Notor travaillait donc à partir d’images antérieures qu’il pouvait reproduire avec l’aide de calques ou redessiner, d’un trait particulièrement sûr, fin et précis. Le document ci-dessous montre un dessin esquissé, puis abandonné. A droite un premier dessin au crayon, résultant peut-être de l’utilisation d’un calque ; à gauche l’opération suivante : le dessin au trait à l’encre de chine. Il restait ensuite à noircir les surfaces.

Comment Notor opérait-il pour les ouvrages qu’il illustrait ? Pour les Chansons de Bilitis, pour Lysistrata, pour l’Iliade et l’Odyssée, la méthode est la même. Notor indique sur un cahier le déroulement de l’œuvre, par chapitres ou par chants. Pour chaque séquence, il fait la liste sur la page de gauche de ce qui peut appeler illustration (noms de personnages, dieux et héros, type de la scène, phrases retenues), et porte en vis-à-vis sur la page de droite le nom du vase antique retenu, avec l’indication du musée où il est conservé.

L’Iliade et L’Odyssée illustrées par la céramique sont des recueils d’images de vases grecs. Contrairement aux autres livres, ce sont les images qui sont ici essentielles, elles n’illustrent pas le livre, elles le constituent, en référence à un texte seulement évoqué. Dans les deux cas, Notor nous fait parcourir successivement les 24 chants du poème homérique. Le texte homérique n’est pas donné, mais il laisse la marque de sa structure générale. Pour chacun de ces chants est constituée une collection d’images. Chaque image est accompagnée par une référence précise à un passage du chant concerné, elle est commentée par une citation du texte homérique (dans la traduction de Victor Bérard) ou par une légende (parfois les deux). Chaque chant s’ouvre sur une grande gravure, en noir et orangé, qui crée un bel effet visuel.

En publiant ses dessins, Notor indique toujours le musée ou la collection d’origine, et parfois la nature du vase (rien de plus : pas de numéro d’inventaire, de dimension, de datation, très rarement le nom du peintre). Il semble ainsi mettre en relation immédiate le dessin qu’il signe et son support originel. Mais pour l’essentiel, ce n’est pas à partir des vases eux-mêmes que Notor établissait ses dessins, mais d’après des photos ou des gravures publiées dans les ouvrages archéologiques. Pourtant, notre vicomte aimait faire oublier cette médiation et c’est là que se révèle une certaine malice mystificatrice.

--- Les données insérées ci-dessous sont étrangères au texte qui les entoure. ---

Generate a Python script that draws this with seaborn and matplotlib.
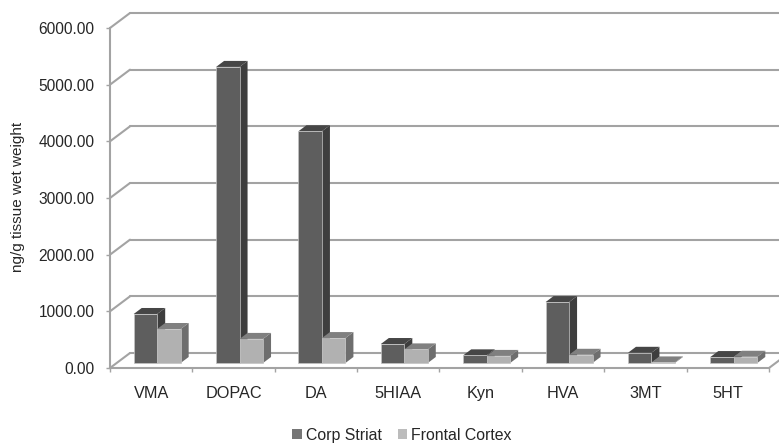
import pandas as pd
import matplotlib
matplotlib.use('Agg')
import matplotlib.pyplot as plt
from matplotlib.patches import Polygon
from matplotlib.transforms import ScaledTranslation
import seaborn as sns

# values
compounds = ['VMA', 'DOPAC', 'DA', '5HIAA', 'Kyn', 'HVA', '3MT', '5HT']
corp_striat = [865, 5225, 4090, 335, 135, 1075, 180, 105]
frontal_cortex = [600, 425, 440, 240, 125, 145, 10, 110]
y_ticks = [0, 1000, 2000, 3000, 4000, 5000, 6000]

W, H = 779, 444
DPI = 100

# fake 3D depth, in pixels
WALL_DX, WALL_DY = 20, 15
BAR_DX, BAR_DY = 8, 6
BASE_DX, BASE_DY = 6, 5

FRONT = {'Corp Striat': '#5e5e5e', 'Frontal Cortex': '#b1b1b1'}
SIDE = {'Corp Striat': '#3e3e3e', 'Frontal Cortex': '#6e6e6e'}
TOP = {'Corp Striat': '#464646', 'Frontal Cortex': '#808080'}
LEGEND_COLORS = ['#767676', '#bcbcbc']
GRID = '#a3a3a3'
TEXT = '#262626'


def shift(fig, dx, dy):
    # offset in pixels on top of data coords
    return ScaledTranslation(dx / DPI, dy / DPI, fig.dpi_scale_trans)


def main():
    sns.set_theme(style='white')
    plt.rcParams['font.family'] = ['Liberation Sans', 'DejaVu Sans']

    df = pd.DataFrame({
        'compound': compounds * 2,
        'value': corp_striat + frontal_cortex,
        'region': ['Corp Striat'] * len(compounds) + ['Frontal Cortex'] * len(compounds),
    })

    fig = plt.figure(figsize=(W / DPI, H / DPI), dpi=DPI)
    ax = fig.add_axes([110 / W, (H - 368) / H, (769 - 110) / W, (368 - 28) / H])

    sns.barplot(data=df, x='compound', y='value', hue='region', palette=FRONT,
                width=0.57, gap=0, saturation=1, errorbar=None, ax=ax, zorder=3)
    ax.set_xlim(-0.5, len(compounds) - 0.5)
    ax.set_ylim(0, 6000)

    # back wall grid and floor
    x0, x1 = ax.get_xlim()
    wall = ax.transData + shift(fig, WALL_DX, WALL_DY)
    for t in y_ticks:
        ax.plot([x0, x1 + 0.2], [t, t], color=GRID, lw=1.5, clip_on=False, zorder=1, transform=wall)
        pts = [ax.transData.transform((x0, t)), wall.transform((x0, t))]
        ax.plot([pts[0][0], pts[1][0]], [pts[0][1], pts[1][1]], color=GRID, lw=1.5,
                clip_on=False, zorder=1, transform=None)
    pts = [ax.transData.transform((x1, 0)), wall.transform((x1, 0))]
    ax.plot([pts[0][0], pts[1][0]], [pts[0][1], pts[1][1]], color=GRID, lw=1.5,
            clip_on=False, zorder=1, transform=None)

    # bars: move off the axis and add side and top faces
    base = ax.transData + shift(fig, BASE_DX, BASE_DY)
    deep = base + shift(fig, BAR_DX, BAR_DY)
    for container, region in zip(ax.containers, ['Corp Striat', 'Frontal Cortex']):
        z = 3 if region == 'Corp Striat' else 4
        for bar in container:
            bar.set_transform(base)
            bar.set_clip_on(False)
            bar.set_zorder(z + 0.2)
            bar.set_edgecolor('#c4c4c4')
            bar.set_linewidth(0.5)
            left, right = bar.get_x(), bar.get_x() + bar.get_width()
            top = bar.get_height()
            a = base.transform([(right, 0), (right, top), (left, top)])
            b = deep.transform([(right, 0), (right, top), (left, top)])
            ax.add_patch(Polygon([a[0], b[0], b[1], a[1]], closed=True, transform=None,
                                 fc=SIDE[region], ec='none', clip_on=False, zorder=z))
            ax.add_patch(Polygon([a[2], a[1], b[1], b[2]], closed=True, transform=None,
                                 fc=TOP[region], ec='none', clip_on=False, zorder=z))

    sns.despine(ax=ax)
    for side in ['left', 'bottom']:
        ax.spines[side].set_color(GRID)
        ax.spines[side].set_linewidth(1.5)
    ax.set_yticks(y_ticks)
    ax.set_yticklabels(['%.2f' % t for t in y_ticks])
    ax.tick_params(axis='y', length=3, width=1, color=GRID, labelcolor=TEXT, labelsize=11.2, pad=8, left=True)
    ax.set_xticks([i - 0.5 for i in range(len(compounds) + 1)], minor=True)
    ax.tick_params(axis='x', which='minor', length=3, width=1, color=GRID, bottom=True)
    ax.tick_params(axis='x', which='major', length=0, labelcolor=TEXT, labelsize=11.7, pad=13)
    ax.set_xlabel('')
    ax.set_ylabel('ng/g tissue wet weight', fontsize=11, color=TEXT)
    ax.yaxis.set_label_coords(25 / W, (H - 197) / H, transform=fig.transFigure)

    sns.move_legend(ax, 'lower center', bbox_to_anchor=(402 / W, -5 / H), bbox_transform=fig.transFigure,
                    ncol=2, frameon=False, title=None, fontsize=11.4, handlelength=0.6, handleheight=0.6,
                    handletextpad=0.25, columnspacing=1.0, labelcolor=TEXT, borderaxespad=0.0)
    for handle, color in zip(ax.get_legend().legend_handles, LEGEND_COLORS):
        handle.set_facecolor(color)
        handle.set_linewidth(0)

    fig.savefig('out.png', dpi=DPI)


if __name__ == "__main__":
    main()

On remarquera que le livre La Femme dans l’Antiquité grecque, publié en 1901, précisait encore que les illustrations étaient établies « d’après les documents des musées et collections particulières ». A la fin de l’ouvrage, nous l’avons signalé, la bibliographie mentionnait de nombreux recueils archéologiques reproduisant des vases antiques. Suivait une table des gravures, qui indiquait la nature et le lieu de conservation des vases et statues. La bibliographie conduisait ainsi vers des recueils de reproductions, et la table des gravures vers les vases eux-mêmes. Cinquante plus tard, les deux volumes L’Iliade et L’Odyssée sont présentés comme illustrés directement « par la céramique antique ». Plus de bibliographie, mais des propos introducteurs de Jean-Paul Alaux qui nous disent que Notor «pendant un demi-siècle, consacra l’essentiel de son temps à dessiner avec une rare perfection, dans les musées et collections particulières, près de deux mille des plus belles céramiques grecques » (4) : nous sommes ici dans une légende éditoriale.

Notor ne travaillait donc pas directement « d’après l’antique ». Les dessins dont il s’inspirait étaient parfois partiellement inexacts, parfois ils comportaient des « corrections ». Par exemple le mouvement d’un bras pouvait être redessiné, un personnage jugé secondaire effacé, un objet supprimé, une lacune réparée. Nous retrouvons à l’occasion dans les images de Notor des libertés similaires.

Le plaisir de Notor était alors de faire oublier ces médiations et de suggérer cette connivence directe qui rattacherait au monde grec les pièces de sa collection d’images. L’auteur de L’Iliade et L’Odyssée illustrées par la céramique grecque invitait ainsi le lecteur à imaginer une double relation naturelle qui relierait chacune de ses images à la fois à un passage du texte homérique et à un objet conservé dans un musée lointain. Mais, nous le voyons maintenant, les choses n’étaient pas si simples…

(4)Préface à L'Odyssée illustrée d'après la céramique grecque, 1951.